You see, I spent a whole week not worrying about anything. For a whole week I just went along with what was planned. We had so much fun!! Great restaurants, long talks, great laughs, amazing experiences that I'd wanted to do for yrs. It was simply amazing!! For a whole wk I didn't worry about a thing and because the decisions were not in my hands, it was entirely perfect! I would not have changed any of it, and it was SO much better than if I had been in charge.
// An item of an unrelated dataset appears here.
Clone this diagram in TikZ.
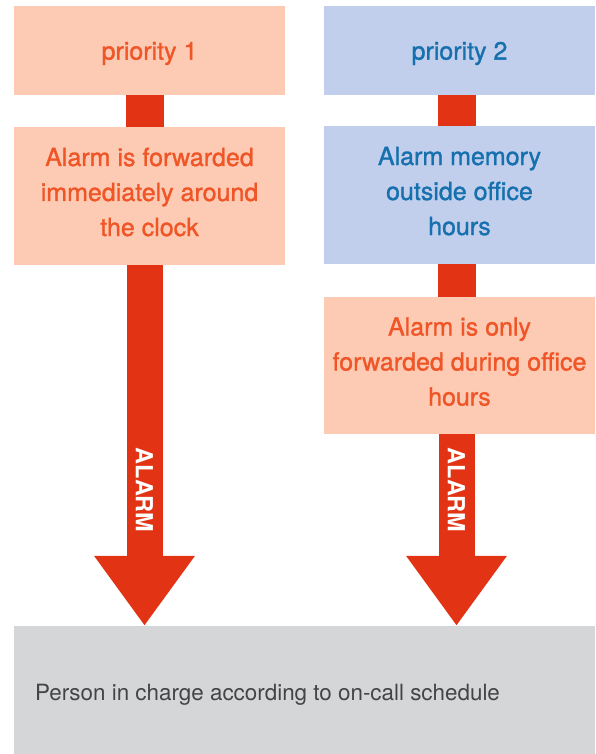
\documentclass[tikz,border=0pt]{standalone}
\usepackage{fontspec}
\setmainfont{TeX Gyre Heros}
\newfontfamily\medfont{TeX Gyre Heros}[FakeBold=1.2]
\usetikzlibrary{arrows.meta}
\definecolor{peach}{HTML}{FDCBB4}
\definecolor{peachtext}{HTML}{EF5527}
\definecolor{bluebox}{HTML}{C1CFED}
\definecolor{bluetext}{HTML}{1670AE}
\definecolor{alarmred}{HTML}{E23414}
\definecolor{graybox}{HTML}{D5D6D8}
\definecolor{graytext}{HTML}{444444}
\newcommand{\threelines}[3]{\raisebox{2pt}[\height][\depth]{\begin{tabular}{@{}c@{}}#1\\#2\\#3\end{tabular}}}
\begin{document}
\begin{tikzpicture}[x=1pt,y=-1pt,
  box/.style={rectangle, minimum width=271pt, inner sep=0pt, align=center,
    font=\medfont\fontsize{25}{35}\selectfont},
  orangebox/.style={box, fill=peach, text=peachtext},
  bluebx/.style={box, fill=bluebox, text=bluetext},
  bar/.style={draw=alarmred, line width=38pt},
  bigarrow/.style={draw=alarmred, line width=36pt,
    -{Triangle[width=96pt,length=70pt,fill=alarmred]}},
  alarmlabel/.style={text=white, font=\fontsize{23.5}{24}\selectfont\bfseries, rotate=-90, inner sep=0pt}
]
\useasboundingbox (0,0) rectangle (595,754);
% boxes
\node[orangebox, minimum height=89pt] (p1) at (149.5,50.5) {\raisebox{-3pt}[\height][\depth]{priority 1}};
\node[orangebox, minimum height=138pt] (a1) at (149.5,196) {\threelines{Alarm is forwarded}{immediately around}{the clock}};
\node[bluebx, minimum height=89pt] (p2) at (459.5,50.5) {\raisebox{-3pt}[\height][\depth]{priority 2}};
\node[bluebx, minimum height=138pt] (m2) at (459.5,195) {\threelines{Alarm memory}{outside office}{hours}};
\node[orangebox, minimum height=137pt] (f2) at (459.5,365.5) {\threelines{Alarm is only}{forwarded during office}{hours}};
\node[rectangle, fill=graybox, minimum width=581pt, minimum height=128pt, inner sep=0pt] (g) at (304.5,690) {};
\node[anchor=west, text=graytext, inner sep=0pt, font=\fontsize{22.4}{26}\selectfont] (gt) at (35,695) {Person in charge according to on-call schedule};
% connectors
\draw[bar] ([xshift=-5pt]p1.south) -- ([xshift=-5pt]a1.north);
\draw[bar] ([xshift=-3pt]p2.south) -- ([xshift=-3pt]m2.north);
\draw[bar] ([xshift=-3pt]m2.south) -- ([xshift=-3pt]f2.north);
\draw[bigarrow] ([xshift=-5pt]a1.south) -- ([xshift=-5pt]a1.south |- g.north);
\draw[bigarrow] ([xshift=-3pt]f2.south) -- ([xshift=-3pt]f2.south |- g.north);
% labels
\node[alarmlabel] (l1) at (144.5,490) {ALARM};
\node[alarmlabel] (l2) at (456.5,490) {ALARM};
\end{tikzpicture}
\end{document}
I realized, upon coming home, that THAT is what God wants my life to be like ALL the time. He has exactly the perfect things planned. He knows EXACTLY what I need and when. His ways are not only better than mine, but they are perfect! He absolutely WILL take care of me. His grace and mercy are new every single morning and His power is always sufficient. What all of that means is that I don't have to be strong. I don't have to be able to handle everything. I don't have to cover every base and fill every roll. Novel idea for one so used to keeping her life well structured.

So I'm learning. Learning to live without the walls that have always kept me strong. Learning to say "I can't handle that." Learning even to quite a job I should have let go of MoNtHs ago and just couldn't. It is absolutely incredible to find that when I let something go, He has it covered. Always. Living utterly vulnerable to Him and His mercies is scary. It means letting go, not only of the weight of responsibility and pressure, but also of the things that I'v held dear as reasons to keep up walls. Scary? Yes. Until I look into the eyes of the One who's love truly is beyond measure.